**Task requirements:** Return the number of lines that contain the word "matplotlib", and return nothing else.

**Collected material:**
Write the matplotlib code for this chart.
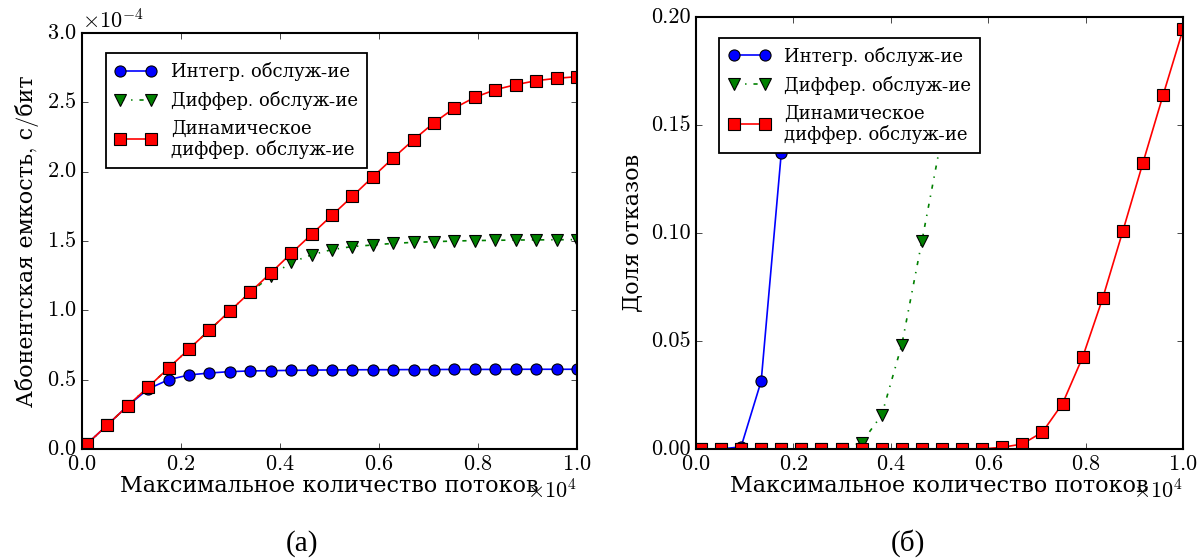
import matplotlib
matplotlib.use("Agg")
import matplotlib.pyplot as plt
import matplotlib.ticker as ticker
import numpy as np

plt.style.use("classic")
plt.rcParams["font.family"] = ["cmr10", "DejaVu Serif"]
plt.rcParams["mathtext.fontset"] = "cm"
plt.rcParams["axes.formatter.use_mathtext"] = True
plt.rcParams["axes.unicode_minus"] = False
plt.rcParams["figure.facecolor"] = "white"
plt.rcParams["savefig.facecolor"] = "white"

# максимальное количество потоков
flows = [100, 512, 925, 1338, 1750, 2162, 2575, 2988, 3400, 3812, 4225, 4638, 5050,
         5462, 5875, 6288, 6700, 7112, 7525, 7938, 8350, 8762, 9175, 9588, 10000]

labels = ["Интегр. обслуж-ие", "Диффер. обслуж-ие", "Динамическое\nдиффер. обслуж-ие"]

# (а) абонентская емкость, x1e-4 с/бит
cap_integr = [0.036, 0.173, 0.312, 0.433, 0.500, 0.534, 0.548, 0.558, 0.563, 0.565, 0.567,
              0.569, 0.570, 0.571, 0.572, 0.572, 0.573, 0.573, 0.574, 0.574, 0.574, 0.575,
              0.575, 0.575, 0.575]
cap_differ = [0.036, 0.173, 0.312, 0.447, 0.584, 0.721, 0.858, 0.995, 1.132, 1.245, 1.345,
              1.400, 1.438, 1.460, 1.471, 1.483, 1.490, 1.495, 1.500, 1.503, 1.505, 1.507,
              1.508, 1.509, 1.510]
cap_dynamic = [0.036, 0.173, 0.312, 0.447, 0.584, 0.721, 0.858, 0.995, 1.132, 1.269, 1.410,
               1.548, 1.685, 1.822, 1.962, 2.099, 2.230, 2.353, 2.459, 2.536, 2.591, 2.627,
               2.656, 2.673, 2.685]

# (б) доля отказов (серии обрываются за пределами оси)
rej_integr = [0.0, 0.0, 0.001, 0.0315, 0.137]
rej_differ = [0.0, 0.0, 0.0, 0.0, 0.0, 0.0, 0.0, 0.0, 0.003, 0.0157, 0.0483, 0.0963, 0.145]
rej_dynamic = [0.0, 0.0, 0.0, 0.0, 0.0, 0.0, 0.0, 0.0, 0.0, 0.0, 0.0, 0.0, 0.0, 0.0, 0.0,
               0.0008, 0.0023, 0.0078, 0.021, 0.0425, 0.0698, 0.1008, 0.1324, 0.1637, 0.1943]

STYLES = [
    dict(color="b", marker="o", linestyle="-", markersize=8),
    dict(color="g", marker="v", linestyle="-.", markersize=8.5),
    dict(color="r", marker="s", linestyle="-", markersize=8.5),
]
LBL = 16
TCK = 16

fig = plt.figure(figsize=(12.04, 5.6), dpi=100)
ax1 = fig.add_axes([0.0681, 0.1982, 0.4111, 0.7429])
ax2 = fig.add_axes([0.5781, 0.1982, 0.4045, 0.7714])

x = np.array(flows)
series1 = [np.array(cap_integr) * 1e-4, np.array(cap_differ) * 1e-4, np.array(cap_dynamic) * 1e-4]
series2 = [rej_integr, rej_differ, rej_dynamic]

for s, st, lb in zip(series1, STYLES, labels):
    ax1.plot(x[:len(s)], s, label=lb, linewidth=1.2, markeredgecolor="k",
             markeredgewidth=0.8, **st)
for s, st, lb in zip(series2, STYLES, labels):
    ax2.plot(x[:len(s)], s, label=lb, linewidth=1.2, markeredgecolor="k",
             markeredgewidth=0.8, **st)

ax1.set_ylim(0, 3e-4)
ax1.yaxis.set_major_locator(ticker.MultipleLocator(0.5e-4))
ax2.set_ylim(0, 0.2)
ax2.yaxis.set_major_locator(ticker.MultipleLocator(0.05))
ax2.yaxis.set_major_formatter(ticker.FormatStrFormatter("%.2f"))

for ax in (ax1, ax2):
    ax.set_xlim(0, 10000)
    ax.xaxis.set_major_locator(ticker.MultipleLocator(2000))
    ax.ticklabel_format(axis="x", style="sci", scilimits=(0, 0), useMathText=True)
    ax.tick_params(labelsize=TCK, direction="in", top=True, right=True)
    ax.xaxis.get_offset_text().set_fontsize(TCK)
    for sp in ax.spines.values():
        sp.set_linewidth(1.5)
    ax.set_xlabel("Максимальное количество потоков", fontsize=LBL, labelpad=2)

ax1.ticklabel_format(axis="y", style="sci", scilimits=(0, 0), useMathText=True)
ax1.yaxis.get_offset_text().set_fontsize(TCK)

ax1.set_ylabel("Абонентская емкость, с/бит", fontsize=LBL, labelpad=6)
ax2.set_ylabel("Доля отказов", fontsize=LBL, labelpad=6)

for ax in (ax1, ax2):
    leg = ax.legend(loc="upper left", bbox_to_anchor=(0.048, 0.952), numpoints=2,
                    fontsize=13, fancybox=False, borderaxespad=0, handlelength=2.3,
                    labelspacing=0.55, borderpad=0.5)
    leg.get_frame().set_linewidth(1.3)
    leg.get_frame().set_edgecolor("k")

fig.text(0.251, 0.030, "(а)", fontsize=21, family="Liberation Serif", ha="center", va="center")
fig.text(0.754, 0.030, "(б)", fontsize=21, family="Liberation Serif", ha="center", va="center")

fig.savefig("out.png", dpi=100)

**Final result:** 5